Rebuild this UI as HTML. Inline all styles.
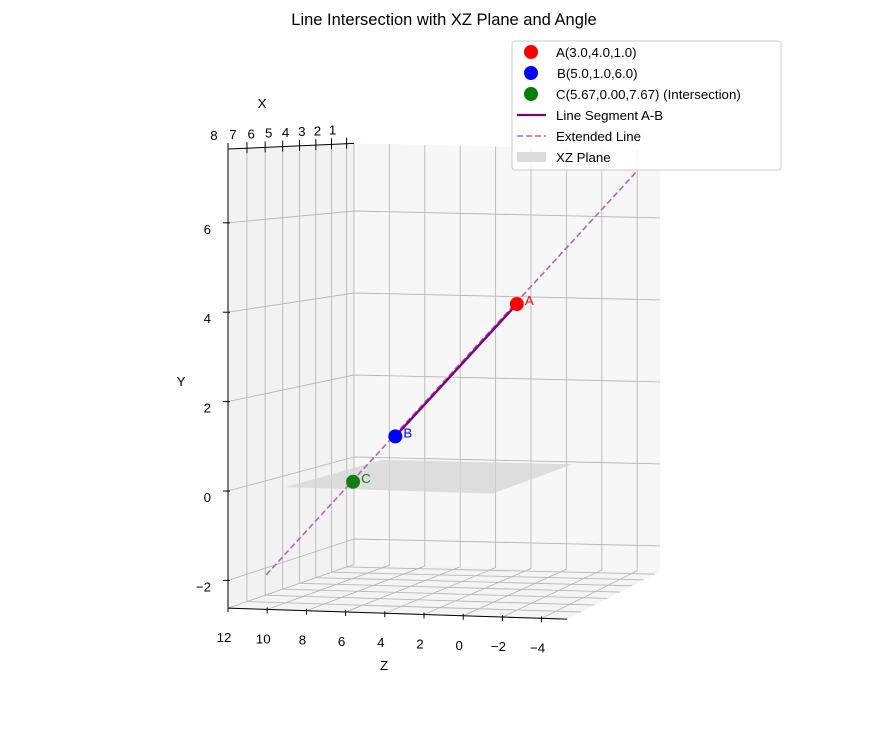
<!DOCTYPE html>
<html><head><meta charset="utf-8"><style>
html,body{margin:0;padding:0;background:#fff;}
svg{display:block;font-family:"Liberation Sans","DejaVu Sans",sans-serif;}
</style></head><body>
<svg id="chart" width="888" height="735" viewBox="0 0 888 735" xmlns="http://www.w3.org/2000/svg">
<text x="444" y="25" text-anchor="middle" font-size="16.5" fill="#000">Line Intersection with XZ Plane and Angle</text>
<g id="panes"></g>
<g id="grid"></g>
<g id="plane"></g>
<g id="series"></g>
<g id="axes"></g>
<text x="262" y="108" text-anchor="middle" font-size="13.3">X</text>
<text x="181" y="386" text-anchor="middle" font-size="13.3">Y</text>
<text x="384" y="670" text-anchor="middle" font-size="13.3">Z</text>
<g>
<rect x="512" y="41" width="269" height="129" rx="3" fill="#fff" fill-opacity="0.8" stroke="#ccc" stroke-width="1"/>
<g><circle cx="531" cy="52" r="7" fill="#ff0000"/><text x="556" y="57" font-size="13.3">A(3.0,4.0,1.0)</text></g>
<g><circle cx="531" cy="73" r="7" fill="#0000ff"/><text x="557" y="78" font-size="13.3">B(5.0,1.0,6.0)</text></g>
<g><circle cx="531" cy="94" r="7" fill="#008000"/><text x="556" y="99" font-size="13.3">C(5.67,0.00,7.67) (Intersection)</text></g>
<g><line x1="517" y1="115" x2="546" y2="115" stroke="#800080" stroke-width="2.2"/><text x="556" y="120" font-size="13.3">Line Segment A-B</text></g>
<g><line x1="517" y1="136" x2="546" y2="136" stroke="#b366b3" stroke-width="1.6" stroke-dasharray="6,3"/><text x="556" y="141" font-size="13.3">Extended Line</text></g>
<g><rect x="517" y="152" width="29" height="10" fill="#dcdcdc"/><text x="556" y="162" font-size="13.3">XZ Plane</text></g>
</g>
</svg>
<script>
const xTicks=[1,2,3,4,5,6,7,8];
const yTicks=[-2,0,2,4,6];
const zTicks=[-4,-2,0,2,4,6,8,10,12];
const xLim=[0.5,8];
const yLim=[-2.62,7.65];
const zLim=[-5.3,12];
const pointNames=["A","B","C"];
const pointX=[3.0,5.0,5.67];
const pointY=[4.0,1.0,0.0];
const pointZ=[1.0,6.0,7.67];
const pointColors=["#ff0000","#0000ff","#137f13"];
const extParams=[-1.05,2.0];
const planeX=[1,7];
const planeZ=[-0.7,10];
const planeYValue=0;

const NS="http://www.w3.org/2000/svg";
function P(x,y,z){
  const u=(8-x)/7.5, c=0.15, t=u*(1+c)/(1+c*u);
  const fx=228+(12-z)*19.6, fy=491-44.7*y+0.64*(12-z);
  const bx=354+(12-z)*17.7, by=457-41*y+0.4*(12-z);
  return [fx+(bx-fx)*t, fy+(by-fy)*t];
}
function mk(tag,attrs,parent,name){
  const e=document.createElementNS(NS,tag);
  for(const k in attrs)e.setAttribute(k,attrs[k]);
  
  
  parent.appendChild(e);return e;
}
function poly(pts){return pts.map(p=>p[0].toFixed(1)+","+p[1].toFixed(1)).join(" ");}
const panes=document.getElementById('panes'),grid=document.getElementById('grid'),axes=document.getElementById('axes'),series=document.getElementById('series'),plane=document.getElementById('plane');
const [x0,x1]=xLim,[y0,y1]=yLim,[z0,z1]=zLim;
mk('polygon',{points:poly([P(x0,y0,z1),P(x0,y0,z0),P(x0,y1,z0),P(x0,y1,z1)]),fill:"#f7f7f7"},panes,'back-pane');
mk('polygon',{points:poly([P(x1,y0,z1),P(x0,y0,z1),P(x0,y1,z1),P(x1,y1,z1)]),fill:"#f2f2f2"},panes,'side-pane');
mk('polygon',{points:poly([P(x1,y0,z1),P(x1,y0,z0),P(x0,y0,z0),P(x0,y0,z1)]),fill:"#f4f4f4"},panes,'floor-pane');
const gs={stroke:"#b8b8b8","stroke-width":0.9,fill:"none"};
function gl(a,b,name){const p=P(...a),q=P(...b);mk('line',Object.assign({x1:p[0],y1:p[1],x2:q[0],y2:q[1]},gs),grid,name);}
zTicks.forEach(z=>gl([x0,y0,z],[x0,y1,z],'back-grid-z'));
yTicks.forEach(y=>gl([x0,y,z1],[x0,y,z0],'back-grid-y'));
xTicks.forEach(x=>gl([x,y0,z1],[x,y1,z1],'side-grid-x'));
yTicks.forEach(y=>gl([x1,y,z1],[x0,y,z1],'side-grid-y'));
zTicks.forEach(z=>gl([x1,y0,z],[x0,y0,z],'floor-grid-z'));
xTicks.forEach(x=>gl([x,y0,z1],[x,y0,z0],'floor-grid-x'));
mk('polygon',{points:poly([P(planeX[1],planeYValue,planeZ[1]),P(planeX[1],planeYValue,planeZ[0]),P(planeX[0],planeYValue,planeZ[0]),P(planeX[0],planeYValue,planeZ[1])]),fill:"#d4d4d4","fill-opacity":0.75},plane,'xz-plane-surface');
const dx=pointX[1]-pointX[0],dy=pointY[1]-pointY[0],dz=pointZ[1]-pointZ[0];
const e0=P(pointX[0]+extParams[0]*dx,pointY[0]+extParams[0]*dy,pointZ[0]+extParams[0]*dz);
const e1=P(pointX[0]+extParams[1]*dx,pointY[0]+extParams[1]*dy,pointZ[0]+extParams[1]*dz);
mk('line',{x1:e1[0],y1:e1[1],x2:e0[0],y2:e0[1],stroke:"#b366b3","stroke-width":1.6,"stroke-dasharray":"6,3"},series,'extended-line');
const pa=P(pointX[0],pointY[0],pointZ[0]),pb=P(pointX[1],pointY[1],pointZ[1]);
mk('line',{x1:pa[0],y1:pa[1],x2:pb[0],y2:pb[1],stroke:"#800080","stroke-width":2.4},series,'line-segment-ab');
pointNames.forEach((n,i)=>{
  const p=P(pointX[i],pointY[i],pointZ[i]);
  mk('circle',{cx:p[0],cy:p[1],r:7,fill:pointColors[i]},series,'point-'+n.toLowerCase());
  const t=mk('text',{x:p[0]+8,y:p[1]+1,"font-size":13.3,fill:pointColors[i]},series,'point-label-'+n.toLowerCase());
  t.textContent=n;
});
function al(a,b,name){const p=P(...a),q=P(...b);mk('line',{x1:p[0],y1:p[1],x2:q[0],y2:q[1],stroke:"#000","stroke-width":1},axes,name);}
al([x1,y0,z1],[x1,y1,z1],'y-axis-line');
al([x1,y0,z1],[x1,y0,z0],'z-axis-line');
al([x1,y1,z1],[x0,y1,z1],'x-axis-line');
const fmt=v=>v<0?"\u2212"+Math.abs(v):String(v);
yTicks.forEach(y=>{const p=P(x1,y,z1);
  mk('line',{x1:p[0]-5,y1:p[1],x2:p[0]+2,y2:p[1],stroke:"#000","stroke-width":1},axes,'y-tick');
  const t=mk('text',{x:p[0]-17,y:p[1]+11,"font-size":13.3,"text-anchor":"end"},axes,'y-tick-label');t.textContent=fmt(y);});
zTicks.forEach(z=>{const p=P(x1,y0,z);
  mk('line',{x1:p[0],y1:p[1]-2,x2:p[0],y2:p[1]+4,stroke:"#000","stroke-width":1},axes,'z-tick');
  const t=mk('text',{x:p[0]-4,y:p[1]+34,"font-size":13.3,"text-anchor":"middle"},axes,'z-tick-label');t.textContent=fmt(z);});
xTicks.forEach(x=>{const p=P(x,y1,z1);
  mk('line',{x1:p[0],y1:p[1]-6,x2:p[0],y2:p[1]+5,stroke:"#000","stroke-width":1},axes,'x-tick');
  const t=mk('text',{x:p[0]-14,y:p[1]-9,"font-size":13.3,"text-anchor":"middle"},axes,'x-tick-label');t.textContent=fmt(x);});
</script>
</body></html>
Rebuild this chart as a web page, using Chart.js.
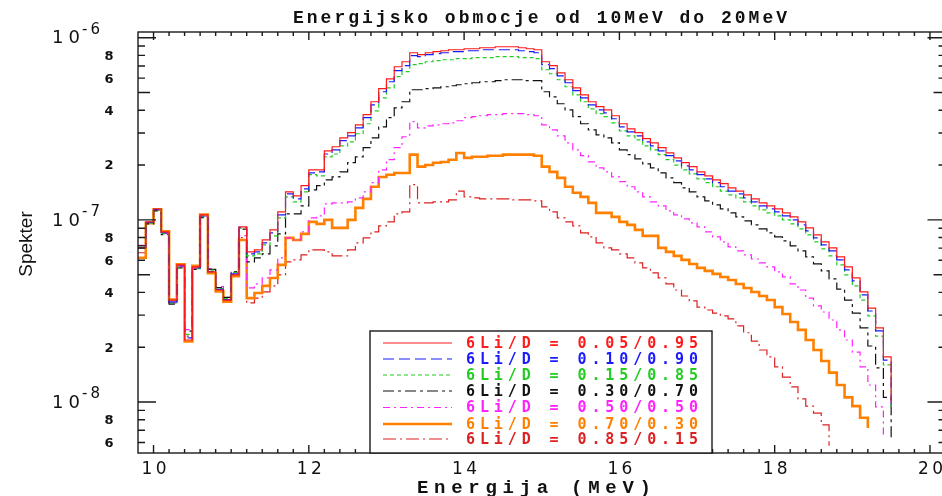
<!DOCTYPE html>
<html>
<head>
<meta charset="utf-8">
<title>Energijsko obmocje od 10MeV do 20MeV</title>
<script src="https://cdn.jsdelivr.net/npm/chart.js@4.4.1/dist/chart.umd.min.js"></script>
<style>
  html, body { margin: 0; padding: 0; background: #fff; overflow: hidden; }
  #wrap { width: 946px; height: 496px; }
</style>
</head>
<body>
<div id="wrap"><canvas id="spekter" width="946" height="496"></canvas></div>
<script>
// histogram: bini po 0.1 MeV od 9.8 MeV naprej, vrednosti v enotah 1e-9
const binStart = 9.8;
const binWidth = 0.1;
const unit = 1e-9;

const li05 = [
  70.2, 97.5, 115, 85.9, 36.3, 56.6, 21.9, 55.2, 106.5, 51.8, 41.2, 36.3, 49.9, 91.5,
  66.7, 68.4, 77.6, 88.1, 110.6, 142.5, 135.5, 154, 188, 188, 239, 252, 282, 301, 332, 378, 445, 525, 595, 693, 738, 827,
  807, 827, 838, 848, 859, 859, 870, 870, 881, 881, 892, 892, 892, 881, 870, 859,
  738, 702, 642, 588, 531, 486, 445, 418, 402, 373, 337, 316, 301, 279, 265, 249, 233, 219, 206, 196,
  183.5, 174.5, 166, 158, 150, 144, 137, 130.4, 124, 119.4, 115, 109.3, 103.9, 97.5, 90.4, 82.7, 75.7, 70.2, 62.6, 55.2,
  48.0, 40.2, 32.8, 25.5, 17.7, 9.9
];
const li10 = [
  70.5, 97, 114, 85, 35.5, 56, 22.5, 54.5, 105, 52, 41.5, 36.5, 50.5, 91,
  65.0, 66.7, 74.7, 84.8, 106.5, 139, 130.4, 148, 181, 183.5, 230, 242, 272, 289, 320, 364, 428, 505, 573, 659, 702, 797,
  787, 807, 817, 827, 838, 838, 848, 848, 859, 859, 859, 859, 859, 848, 838, 827,
  711, 676, 618, 566, 512, 468, 428, 402, 387, 359, 324, 304, 289, 268, 255, 239, 225, 211, 198, 188,
  177, 168, 160, 152, 144, 139, 132, 125.6, 119.4, 115, 110.6, 105.2, 100, 93.9, 87.0, 79.6, 72.9, 67.6, 60.3, 53.1,
  46.2, 38.7, 31.6, 24.6, 17.0, 9.6
];
const li15 = [
  71, 96, 113, 84, 35, 55, 23.5, 54, 104, 53, 42, 37, 51.5, 90,
  63.4, 65.0, 72.9, 81.7, 102.6, 133.7, 125.6, 142.5, 177, 174.5, 222, 230, 255, 268, 297, 337, 397, 468, 531, 611, 651, 711,
  720, 738, 748, 757, 757, 767, 767, 777, 777, 777, 787, 787, 787, 777, 777, 767,
  667, 634, 588, 538, 486, 445, 407, 383, 369, 341, 308, 289, 275, 255, 242, 228, 214, 200, 188, 179,
  168, 160, 152, 144, 137, 132, 125.6, 119.4, 113.5, 109.3, 105.2, 100, 95.1, 89.2, 82.7, 75.7, 69.3, 63.4, 56.6, 49.9,
  43.4, 36.3, 29.7, 23.0, 16.0, 9.4
];
const li30 = [
  72, 95, 112, 83, 34.5, 54.5, 24.5, 53.5, 103, 53.5, 42.5, 37.5, 52, 89,
  58.8, 61.8, 65.0, 72.0, 83.8, 107.9, 107.9, 119.4, 146, 154, 166, 172, 183.5, 206, 222, 249, 282, 324, 364, 412, 445, 518,
  518, 525, 531, 538, 545, 552, 559, 566, 573, 573, 581, 588, 588, 588, 581, 581,
  505, 474, 434, 402, 369, 337, 312, 293, 282, 265, 242, 228, 216, 203, 193, 181, 170, 160, 150, 142.5,
  133.7, 127.2, 121, 115, 109.3, 103.9, 98.7, 93.9, 89.2, 84.8, 80.6, 76.7, 72.0, 67.6, 62.6, 57.3, 52.5, 47.4, 41.7, 36.3,
  30.8, 25.5, 20.3, 15.4, 10.6, 6.1
];
const li50 = [
  72.5, 96.5, 113, 84, 35, 55.5, 25, 54, 104, 54, 43, 37.5, 51.5, 82,
  42.3, 44.5, 48.0, 53.1, 61.8, 79.6, 77.6, 85.9, 102.6, 105.2, 122.5, 124, 124, 125.6, 132, 142.5, 160, 188, 214, 249, 286, 346,
  320, 328, 332, 337, 341, 350, 364, 369, 373, 378, 378, 383, 383, 383, 378, 373,
  332, 312, 289, 265, 242, 225, 208, 193, 183.5, 172, 162, 152, 142.5, 133.7, 125.6, 119.4, 112, 106.5, 101.3, 96.3,
  91.5, 85.9, 80.6, 75.7, 71.1, 67.6, 64.2, 61.0, 58.0, 55.2, 51.8, 48.6, 44.5, 41.2, 37.2, 33.7, 31.2, 28.2, 24.9, 21.9,
  18.8, 15.6, 12.4, 9.4, 6.4
];
const li70 = [
  62, 96, 114, 86.5, 36.5, 57, 21.5, 56, 107, 51, 40.5, 35.5, 49, 77.6,
  37.2, 39.7, 43.4, 48.0, 56.6, 79.6, 77.6, 83.8, 97.5, 95.1, 100, 90.4, 90.4, 100, 116.4, 130.4, 152, 172, 177, 181, 181, 228,
  196, 200, 206, 208, 214, 233, 219, 222, 222, 225, 225, 228, 228, 228, 228, 225,
  196, 183.5, 170, 152, 141, 133.7, 124, 109.3, 109.3, 103.9, 97.5, 93.9, 88.1, 81.7, 81.7, 70.2, 66.7, 63.4, 60.3, 57.3,
  54.5, 52.5, 50.5, 48.6, 46.8, 44.5, 42.3, 40.2, 38.2, 36.3, 33.2, 30.4, 27.5, 24.9, 21.9, 19.3, 16.8, 14.5, 12.4, 10.6,
  9.5, 8.2, 7.2
];
const li85 = [
  66, 97, 114, 85, 35, 56, 23, 54.5, 105, 52, 41, 36, 50, 80,
  35.0, 37.2, 40.2, 43.4, 49.9, 58.8, 60.3, 64.2, 68.4, 68.4, 66.7, 63.4, 63.4, 68.4, 74.7, 79.6, 85.9, 92.7, 97.5, 107.9, 110.6, 156,
  124, 124, 125.6, 125.6, 128.8, 144, 133.7, 132, 130.4, 130.4, 130.4, 130.4, 128.8, 128.8, 128.8, 127.2,
  118, 110.6, 102.6, 97.5, 92.7, 84.8, 80.6, 74.7, 70.2, 68.4, 65.0, 61.8, 58.0, 54.5, 51.2, 48.0, 44.5, 41.2, 38.2, 35.9,
  33.2, 32.0, 30.8, 29.7, 28.6, 26.2, 24.0, 21.6, 19.3, 17.7, 15.6, 13.7, 12.1, 10.4, 9.5, 8.7, 7.5, 5.75
];

const seriesLabels = [
  '6Li/D = 0.05/0.95', '6Li/D = 0.10/0.90', '6Li/D = 0.15/0.85', '6Li/D = 0.30/0.70',
  '6Li/D = 0.50/0.50', '6Li/D = 0.70/0.30', '6Li/D = 0.85/0.15'
];
const xTickLabels = [10, 12, 14, 16, 18, 20];
const yMinorLabels = [2, 4, 6, 8];

const slogi = [
  { color: '#ff1a1a', dash: [],              width: 1.2 },
  { color: '#1a1aff', dash: [11, 5],         width: 1.2 },
  { color: '#22cc22', dash: [4, 3],          width: 1.2 },
  { color: '#111111', dash: [11, 4, 3, 4],   width: 1.2 },
  { color: '#ff22ff', dash: [7, 4, 2, 4],    width: 1.2 },
  { color: '#ff8000', dash: [],              width: 2.6 },
  { color: '#dd2020', dash: [13, 4, 2, 4],   width: 1.2 }
];

// točke na levih robovih binov, zadnji prazen bin pade na dno
function histogram(vals) {
  const pts = vals.map((v, i) => ({ x: binStart + i * binWidth, y: v * unit }));
  pts.push({ x: binStart + vals.length * binWidth, y: 0 });
  return pts;
}

const serije = [li05, li10, li15, li30, li50, li70, li85];
const datasets = serije.map((vals, i) => ({
  label: seriesLabels[i],
  data: histogram(vals),
  borderColor: slogi[i].color,
  borderWidth: slogi[i].width,
  borderDash: slogi[i].dash,
  stepped: true,
  pointRadius: 0,
  fill: false
}));

// razporedi znake med x0 in x1 (stari HIGZ fonti so zelo razmaknjeni)
function spaced(ctx, text, x0, x1, yc) {
  const chars = [...text];
  const widths = chars.map(c => ctx.measureText(c).width);
  const natural = widths.reduce((s, w) => s + w, 0);
  const gap = chars.length > 1 ? ((x1 - x0) - natural) / (chars.length - 1) : 0;
  let cx = x0;
  ctx.textAlign = 'left';
  ctx.textBaseline = 'middle';
  chars.forEach((c, i) => {
    ctx.fillText(c, cx, yc);
    cx += widths[i] + gap;
  });
}

const okvir = {
  id: 'okvir',
  afterDraw(chart) {
    const { ctx, chartArea: a } = chart;
    const xs = chart.scales.x, ys = chart.scales.y;
    ctx.save();

    // okvir in oznake
    ctx.strokeStyle = '#1a1a1a';
    ctx.lineWidth = 1.4;
    ctx.beginPath();
    for (let t = 100; t <= 200; t += 2) {
      const px = xs.getPixelForValue(t / 10);
      const len = t % 20 === 0 ? 8 : 4;
      ctx.moveTo(px, a.bottom); ctx.lineTo(px, a.bottom - len);
      ctx.moveTo(px, a.top); ctx.lineTo(px, a.top + len);
    }
    for (let d = -9; d <= -6; d++) {
      for (let m = 1; m <= 9; m++) {
        const v = m * Math.pow(10, d);
        if (v < ys.min || v > ys.max) continue;
        const py = ys.getPixelForValue(v);
        const len = m === 1 ? 18 : (m === 5 ? 12 : 7);
        ctx.moveTo(a.left, py); ctx.lineTo(a.left + len, py);
        ctx.moveTo(a.right, py); ctx.lineTo(a.right - len, py);
      }
    }
    ctx.stroke();
    ctx.strokeRect(a.left, a.top, a.right - a.left, a.bottom - a.top);

    ctx.fillStyle = '#111';
    // x oznake
    ctx.font = '17px "DejaVu Sans"';
    xTickLabels.forEach(v => {
      const px = xs.getPixelForValue(v);
      spaced(ctx, String(v), px - 12, px + 13, 470);
    });
    // y oznake
    for (let d = -8; d <= -6; d++) {
      const py = ys.getPixelForValue(Math.pow(10, d));
      ctx.font = '18px "DejaVu Sans"';
      spaced(ctx, '10', 52, 80, py + 1);
      ctx.font = '15px "DejaVu Sans"';
      spaced(ctx, '-' + String(-d), 82, 100, py - 8);
    }
    ctx.font = 'bold 13px "DejaVu Sans"';
    for (let d = -9; d <= -7; d++) {
      yMinorLabels.forEach(m => {
        const v = m * Math.pow(10, d);
        if (v < ys.min || v > ys.max) return;
        ctx.textAlign = 'center';
        ctx.textBaseline = 'middle';
        ctx.fillText(String(m), 109, ys.getPixelForValue(v) + 1);
      });
    }

    // naslov in osi
    ctx.font = 'bold 18px "Liberation Mono"';
    spaced(ctx, 'Energijsko obmocje od 10MeV do 20MeV', 293, 787, 18);
    ctx.font = 'bold 19px "Liberation Mono"';
    spaced(ctx, 'Energija (MeV)', 417, 651, 488);
    ctx.save();
    ctx.translate(27, 244);
    ctx.rotate(-Math.PI / 2);
    ctx.font = '19px "Liberation Sans"';
    ctx.textAlign = 'center';
    ctx.textBaseline = 'middle';
    ctx.fillText('Spekter', 0, 0);
    ctx.restore();

    // legenda
    const lx0 = 370, lx1 = 712, ly0 = 331, ly1 = a.bottom;
    ctx.fillStyle = '#fff';
    ctx.fillRect(lx0, ly0, lx1 - lx0, ly1 - ly0);
    ctx.strokeStyle = '#1a1a1a';
    ctx.lineWidth = 1.4;
    ctx.strokeRect(lx0, ly0, lx1 - lx0, ly1 - ly0);
    const rows = [343, 359, 375, 391, 407.5, 424, 439];
    ctx.font = 'bold 15px "DejaVu Sans Mono"';
    chart.data.datasets.forEach((ds, i) => {
      const ry = rows[i];
      ctx.strokeStyle = ds.borderColor;
      ctx.lineWidth = ds.borderWidth;
      ctx.setLineDash(ds.borderDash);
      ctx.beginPath();
      ctx.moveTo(383, ry);
      ctx.lineTo(452, ry);
      ctx.stroke();
      ctx.setLineDash([]);
      ctx.fillStyle = ds.borderColor;
      spaced(ctx, ds.label, 466, 698, ry + 1);
    });
    ctx.restore();
  }
};

new Chart(document.getElementById('spekter'), {
  type: 'line',
  data: { datasets },
  options: {
    responsive: false,
    devicePixelRatio: 1,
    animation: false,
    layout: { padding: { left: 138, top: 32, right: 0.5, bottom: 43 } },
    plugins: { legend: { display: false }, tooltip: { enabled: false }, title: { display: false } },
    scales: {
      x: { type: 'linear', min: 9.8, max: 20.2, display: false },
      y: { type: 'logarithmic', min: 5.25e-9, max: 1.075e-6, display: false }
    }
  },
  plugins: [okvir]
});
</script>
</body>
</html>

══════════

## YOUR INSTRUCTIONS
Leave out any pictures, please, and quote only the lines from the top of the data through the line that contains "const planeYValue=0;".

## SOLUTION
Rebuild this UI as HTML. Inline all styles.
<!DOCTYPE html>
<html><head><meta charset="utf-8"><style>
html,body{margin:0;padding:0;background:#fff;}
svg{display:block;font-family:"Liberation Sans","DejaVu Sans",sans-serif;}
</style></head><body>
<svg id="chart" width="888" height="735" viewBox="0 0 888 735" xmlns="http://www.w3.org/2000/svg">
<text x="444" y="25" text-anchor="middle" font-size="16.5" fill="#000">Line Intersection with XZ Plane and Angle</text>
<g id="panes"></g>
<g id="grid"></g>
<g id="plane"></g>
<g id="series"></g>
<g id="axes"></g>
<text x="262" y="108" text-anchor="middle" font-size="13.3">X</text>
<text x="181" y="386" text-anchor="middle" font-size="13.3">Y</text>
<text x="384" y="670" text-anchor="middle" font-size="13.3">Z</text>
<g>
<rect x="512" y="41" width="269" height="129" rx="3" fill="#fff" fill-opacity="0.8" stroke="#ccc" stroke-width="1"/>
<g><circle cx="531" cy="52" r="7" fill="#ff0000"/><text x="556" y="57" font-size="13.3">A(3.0,4.0,1.0)</text></g>
<g><circle cx="531" cy="73" r="7" fill="#0000ff"/><text x="557" y="78" font-size="13.3">B(5.0,1.0,6.0)</text></g>
<g><circle cx="531" cy="94" r="7" fill="#008000"/><text x="556" y="99" font-size="13.3">C(5.67,0.00,7.67) (Intersection)</text></g>
<g><line x1="517" y1="115" x2="546" y2="115" stroke="#800080" stroke-width="2.2"/><text x="556" y="120" font-size="13.3">Line Segment A-B</text></g>
<g><line x1="517" y1="136" x2="546" y2="136" stroke="#b366b3" stroke-width="1.6" stroke-dasharray="6,3"/><text x="556" y="141" font-size="13.3">Extended Line</text></g>
<g><rect x="517" y="152" width="29" height="10" fill="#dcdcdc"/><text x="556" y="162" font-size="13.3">XZ Plane</text></g>
</g>
</svg>
<script>
const xTicks=[1,2,3,4,5,6,7,8];
const yTicks=[-2,0,2,4,6];
const zTicks=[-4,-2,0,2,4,6,8,10,12];
const xLim=[0.5,8];
const yLim=[-2.62,7.65];
const zLim=[-5.3,12];
const pointNames=["A","B","C"];
const pointX=[3.0,5.0,5.67];
const pointY=[4.0,1.0,0.0];
const pointZ=[1.0,6.0,7.67];
const pointColors=["#ff0000","#0000ff","#137f13"];
const extParams=[-1.05,2.0];
const planeX=[1,7];
const planeZ=[-0.7,10];
const planeYValue=0;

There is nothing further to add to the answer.